## Feature Engineering

* Need to excude the target column from the feature store to avoid data leakage.
* Define a primary key for the feature table.

## Load Data
* Typically we would load from Silver table. 

In [0]:
from pyspark.sql.types import *
from pyspark.sql.functions import * 
from pyspark.ml.feature import StringIndexer, Word2Vec, VectorAssembler
from pyspark.ml.linalg import DenseVector, VectorUDT
from pyspark.sql.types import ArrayType, FloatType
import pyspark.sql.functions as F

In [0]:
telco_path = "sdd_dev.sohag_test.telco_customer_churn"
telco_df = spark.read.table(telco_path)
telco_df = telco_df.drop("Churn")
display(telco_df)

In [0]:
from databricks.feature_engineering import FeatureEngineeringClient
fe = FeatureEngineeringClient()

## Create Feature Table
We can create the Feature table using the create_table method.
This method takes a few parameters as inputs:
* name: Name of the feature table as catalog.schema.table_name.
* primary_keys: List of primary keys for the feature table.
* timestamp_col: Timestamp column for the feature table.
* df: Data to insert into the feature table. The schema of feature_df will be used as the feature table schema.
* schema: Schema of the feature table. Note that either schema or feature_df must be provided.
* description: Description of the feature table.
* partition_cols: List of partition columns for the feature table.
* tags: Tags to tag the feature table.

In [0]:
# create a feature table from the dataset
table_name = "sdd_dev.sohag_test.telco_customer_features"

fe.create_table(
    name=table_name,
    primary_keys=["customerID"],
    df=telco_df,
    description="Telco Customer Features",
    tags={"source": "telco_customer_churn"}
)

In [0]:
print("Hello")

## Load Feature Table
We can also look at the metadata of the feature table using the get_table method.

In [0]:
ft = fe.get_table(name = table_name)
print(f"Feature table description: {ft.description}")
print(ft.features)

In [0]:
display(fe.read_table(name=table_name))

## Update Feature Table
### Add a new feature

In [0]:
from pyspark.sql.functions import when
telco_df_updated = telco_df.withColumn("tenure_group",
    when((telco_df.tenure >= 0) & (telco_df.tenure <= 25), "short")
    .when((telco_df.tenure > 25) & (telco_df.tenure <= 50), "mid")
    .when((telco_df.tenure > 50) & (telco_df.tenure <= 75), "long")
    .otherwise("invalid")
)

Select relevant columns.

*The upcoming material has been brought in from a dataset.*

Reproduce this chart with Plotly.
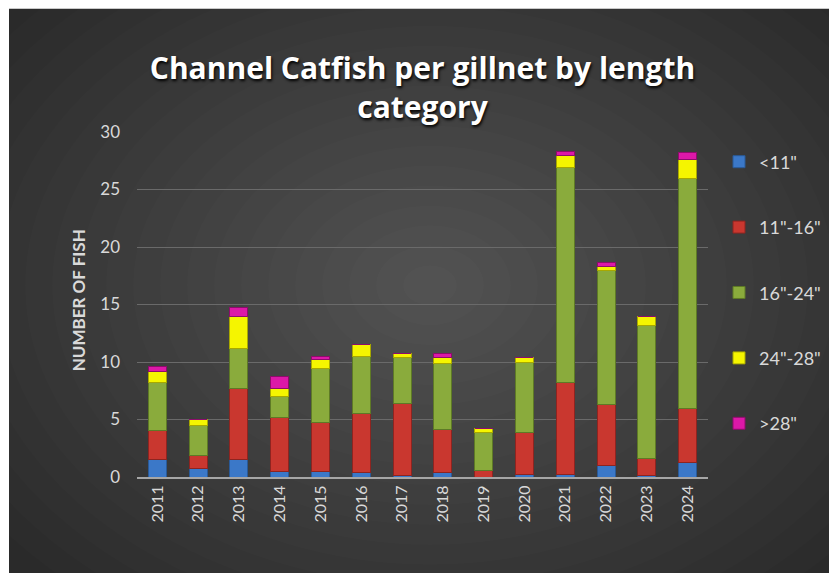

Use appropiate mode (eg: merge) and display the written table for validation

In [0]:
fe.write_table(
    name=table_name, 
    df=telco_df_updated.select("customerID", "tenure_group"),
    mode = "merge")

## Delete existing feature
To remove a feature column from the table you can just drop the column. Let's drop the tenure column. 

In [0]:
%sql
ALTER TABLE sdd_dev.sohag_test.telco_customer_features 
SET TBLPROPERTIES (
    'delta.columnMapping.mode' = 'name',
    'delta.minReaderVersion' = '2', 
    'delta.minWriterVersion' = '5'
);

ALTER TABLE sdd_dev.sohag_test.telco_customer_features 
DROP COLUMNS(tenure);

## Read feature table by version

In [0]:
timestamp_v3 = spark.sql(f"DESCRIBE HISTORY {table_name}").orderBy("version").collect()[2].timestamp
print(timestamp_v3)

In [0]:
display(spark.sql(f"DESCRIBE HISTORY {table_name}").orderBy("version"))

In [0]:
# Use a valid timestamp that is before or at the latest available timestamp
valid_timestamp_v3 = "2025-07-11 19:54:56.0"
telco_df_v3 = (spark.read.option("timestampAsOf", valid_timestamp_v3).table(telco_path))
display(telco_df_v3)

In [0]:
# Display old version of feature table 
feature_df = fe.read_table(
    name=table_name,
    as_of_delta_timestamp = timestamp_v3)

feature_df.printSchema()